Furthermore, Samuels said, "you can integrate your HCS work across your entire enterprise and link it to what's going on in other labs."

Although Teranode declined to identify any of the partners it is working with to develop the HCS module, one known partner is the laboratory of Jim Inglese at the National Institutes Chemical Genomics Center.

Last year, Inglese told CBA News that his lab, which is heavily involved in HCS, had invested in Teranode Design Suite to capture assay protocol development information and manage the HCS workflow in the lab.

"[TDS] operates off a model-based paradigm allowing all of our assay optimization data to be stored in a database and retrieved, analyzed, and used for subsequent optimization designs," Inglese said at the time. "In my previous environments this data went primarily into lab notebooks or Excel files scattered about a common hard drive with no useful way to mine or search. This is something that I do not want to repeat at the NCGC." (See CBA News, 2/22/2005).

This week, Inglese declined to comment on NCGC's involvement in the development of TDS for HCS experiments, stating only that it has "set very ambitious goals with Teranode, [which] we continue to work with."

Teranode hasn't had to alter the basic structure of TDS very much from the product that is used for HTS, but there are still non-trivial challenges that HCS brings to the table that need to be addressed.

"At its simplest, the workflow is really not very different from [HTS]," Samuels said. "You design an assay, run the assay, and integrate with an instrument; and then there's analysis and reporting," Samuels said. "So the workflow steps are very similar, and some of the analyses like dose response, effective curve fits, and things like that are pretty similar.

"The individual instruments obviously are different, and some of the challenges are with dealing with image data, and the large data sets that would come from cell-based assays," she added. "Then there's also integration with external statistical tools, because I think more HCS labs use these types of tools. For instance, we've talked with people who have used [Insightful's] S-Plus, so we have to be able to integrate with those types of things."

The fact that TDS would have to be compatible with various HCS instrumentation platforms indicates that it would behoove Teranode to explore partnerships with various vendors to achieve that end. Indeed, the company is "certainly interested in this, but we're not there yet," Samuels said.

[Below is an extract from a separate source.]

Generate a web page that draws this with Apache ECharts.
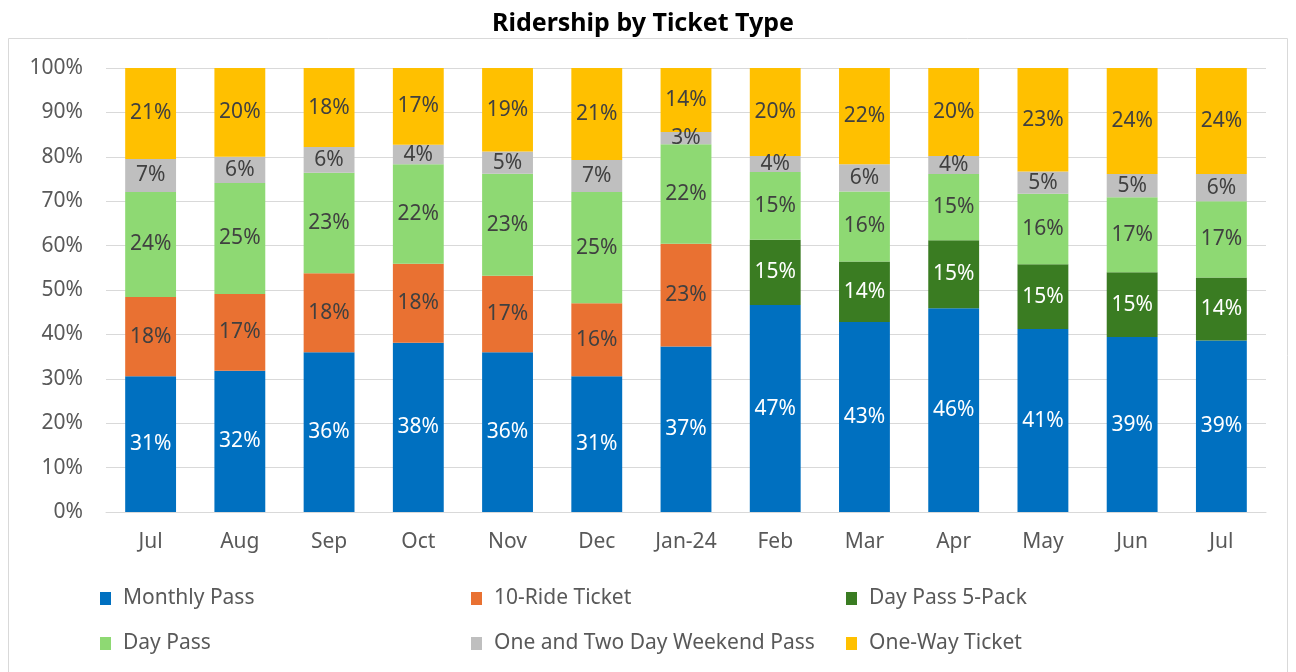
<!DOCTYPE html>
<html>
<head>
<meta charset="utf-8">
<script src="https://cdn.jsdelivr.net/npm/echarts@6/dist/echarts.min.js"></script>
<style>
  html, body { margin: 0; padding: 0; background: #fff; }
  #box1 { width: 1296px; height: 672px; }
</style>
</head>
<body>
<div id="box1"></div>
<script>
/* ridership share by ticket type, percent of month */
var months = ['Jul', 'Aug', 'Sep', 'Oct', 'Nov', 'Dec', 'Jan-24', 'Feb', 'Mar', 'Apr', 'May', 'Jun', 'Jul'];
var monthlyPass = [30.6, 31.8, 36.0, 38.1, 36.0, 30.6, 37.3, 46.6, 42.8, 45.9, 41.2, 39.4, 38.6];
var tenRide     = [17.8, 17.3, 17.8, 17.8, 17.2, 16.4, 23.1, null, null, null, null, null, null];
var dayPass5    = [null, null, null, null, null, null, null, 14.7, 13.6, 15.3, 14.6, 14.6, 14.2];
var dayPass     = [23.7, 25.0, 22.6, 22.4, 23.0, 25.1, 22.4, 15.3, 15.8, 14.9, 15.9, 16.9, 17.2];
var weekendPass = [7.4, 5.9, 5.8, 4.4, 5.0, 7.2, 2.8, 3.6, 6.1, 4.1, 5.0, 5.2, 6.1];
var oneWay      = [20.5, 20.0, 17.8, 17.3, 18.8, 20.7, 14.4, 19.8, 21.7, 19.8, 23.3, 23.9, 23.9];

var dom = document.getElementById("box1");
var myChart = echarts.init(dom);
var font = 'Noto Sans';

function bar(name, data, color, labelColor) {
    return {
        name: name,
        type: 'bar',
        stack: 'total',
        barCategoryGap: '43%',
        data: data,
        itemStyle: { color: color },
        label: {
            show: true,
            position: 'inside',
            color: labelColor,
            fontFamily: font,
            fontSize: 21,
            formatter: function (p) { return Math.round(p.value) + '%'; }
        }
    };
}

function legendCol(left, names) {
    return {
        orient: 'vertical',
        left: left,
        top: 583,
        itemGap: 24,
        itemWidth: 11,
        itemHeight: 13,
        icon: 'rect',
        data: names,
        selectedMode: false,
        textStyle: { fontFamily: font, fontSize: 21, color: '#595959', padding: [0, 0, 0, 7] }
    };
}

option = {
    animation: false,
    title: {
        text: 'Ridership by Ticket Type',
        left: 638,
        textAlign: 'center',
        top: 6,
        textStyle: { fontFamily: font, fontSize: 25, fontWeight: 'bold', color: '#000' }
    },
    graphic: [{
        type: 'rect',
        shape: { x: 8.5, y: 38.5, width: 1279, height: 660 },
        style: { fill: 'none', stroke: '#d9d9d9', lineWidth: 1 },
        z: -1
    }],
    legend: [
        legendCol(95, ['Monthly Pass', 'Day Pass']),
        legendCol(466, ['10-Ride Ticket', 'One and Two Day Weekend Pass']),
        legendCol(841, ['Day Pass 5-Pack', 'One-Way Ticket'])
    ],
    grid: { left: 106, right: 30, top: 68, bottom: 160 },
    xAxis: {
        type: 'category',
        data: months,
        axisLine: { lineStyle: { color: '#d9d9d9', width: 1 } },
        axisTick: { show: false },
        axisLabel: { fontFamily: font, fontSize: 21, color: '#595959', margin: 20 }
    },
    yAxis: {
        type: 'value',
        min: 0,
        max: 100,
        interval: 10,
        axisLabel: { formatter: '{value}%', fontFamily: font, fontSize: 21, color: '#595959', margin: 23 },
        splitLine: { lineStyle: { color: '#d9d9d9', width: 1 } }
    },
    series: [
        bar('Monthly Pass', monthlyPass, '#0070C0', '#ffffff'),
        bar('10-Ride Ticket', tenRide, '#E97132', '#404040'),
        bar('Day Pass 5-Pack', dayPass5, '#3A7C22', '#ffffff'),
        bar('Day Pass', dayPass, '#8ED973', '#404040'),
        bar('One and Two Day Weekend Pass', weekendPass, '#BFBFBF', '#404040'),
        bar('One-Way Ticket', oneWay, '#FFC000', '#404040')
    ]
};

if (option && typeof option === "object") {
    myChart.setOption(option, true);
}
</script>
</body>
</html>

"We don't have anything actively happening on that front, and right now, in a lot of our early instrument integrations, we often will take the output that comes from the instrument and directly pull it in, so we're not changing the data or anything," she added.

Teranode has several competitors in the laboratory workflow management space, such as Inforsense and Accelrys subsidiary SciTegic, and Samuels was unsure whether these companies are also addressing HCS workflow management.

"I can't say that there is no one else, but that I know of, most of the people are using the software from the instrument vendors," she said. "People seem to be putting together their own in-house combinations, and are now having to look for a more integrated solution to manage their whole process."

Teranode will continue to work with its current collaborators to refine TDS for the HCS market, and in the meantime is actively courting potential customers, as well as new collaborators and eventual beta-testers.

"I think by the end of the year we'd expect to have a set of templates and integration we can offer as an HCS solutions package," Samuels said.